An open letter to the NID board
January 18, 2014
Dear members of the Nevada Irrigation District Board:
My family has been a non-treated water customer of the NID for more than 70 years. As ranchers with livestock, we have depended upon NID water to irrigate some 50 acres of pasture land. Over the years, those irrigated pastures have been used to grow hay, feed dairy cattle, sheep, competition horses, goats and beef cattle.
The rate of increase, now a proposed 6 percent over five years, is completely out of line with the economics of raising food and fiber in this area. What is worse, and totally irresponsible, is that by raising rates you literally force people to cut back ways in which to be locally sustainable, and at the same time, your actions radically increase the wildfire danger of all of our citizens in Nevada and Placer counties.
There was a time when NID was an irrigation district. The ditch tenders were respected people who made sure the boxes were clean and operable, that people did not “steal” water and that customers received a “full head.” They understood that a summer day short of water could be devastating to a rancher. There was a time, too, when the water delivered was not full of noxious weed seeds; the increasing costs of irrigation have put more good land into star thistle fields rather than being productive.
As your name still states, you are an irrigation district and, as such, have a responsibility to the rural land and its hardworking people. We do not wash our cars weekly, have swimming pools or run garbage disposals indiscriminately. We are the reason tourism is important in our area because of rural beauty and atmosphere along with our Gold Rush communities. We do have a large number of small farms and some larger ranches who all contribute to the economics and well-being of our area.
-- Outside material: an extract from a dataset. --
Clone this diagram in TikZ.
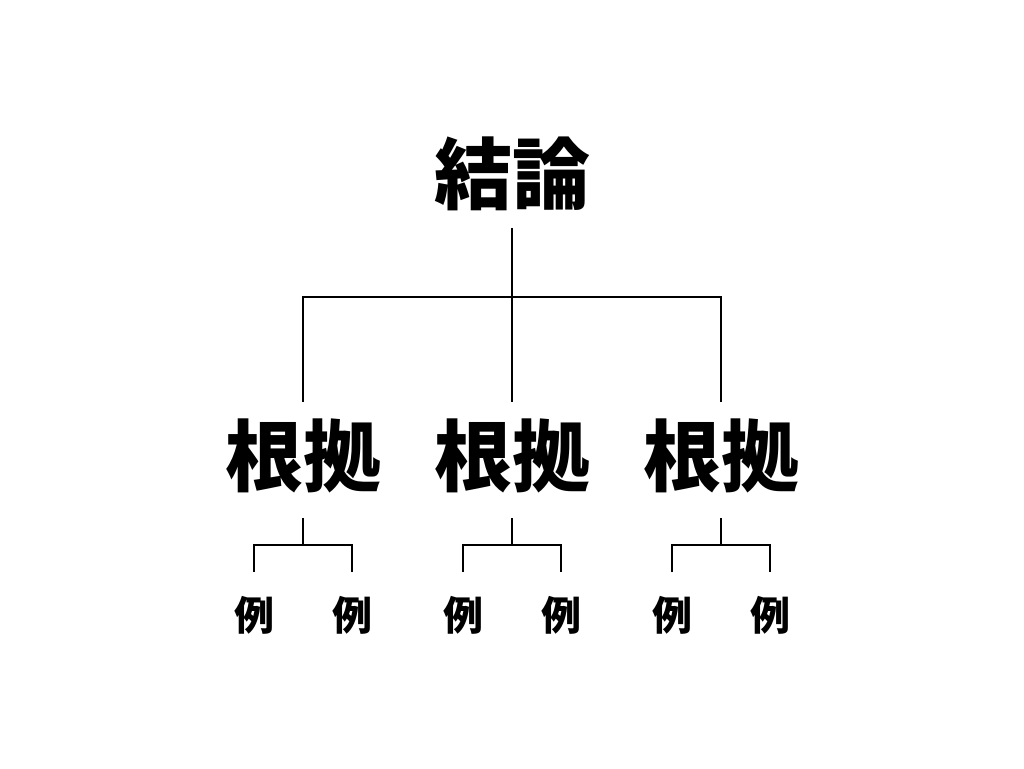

Those who irrigate contribute tremendously to fire safety but are seldom — if ever — recognized for that effort of maintaining farm and pasture land. Increased water costs from NID with its well-thought-out watershed and water storage and delivery systems will rather force people to further deplete valuable groundwater sources through their wells and springs in order to survive.
I urge you to use some common sense and have greater environmental sensitivity in your actions; we are not, at least yet, an asphalt-covered Los Angeles. If you choose, you could be a leader in protecting our land, resources and its people.
Felicia Schaps Tracy lives on Emigrant Springs Ranch in Grass Valley.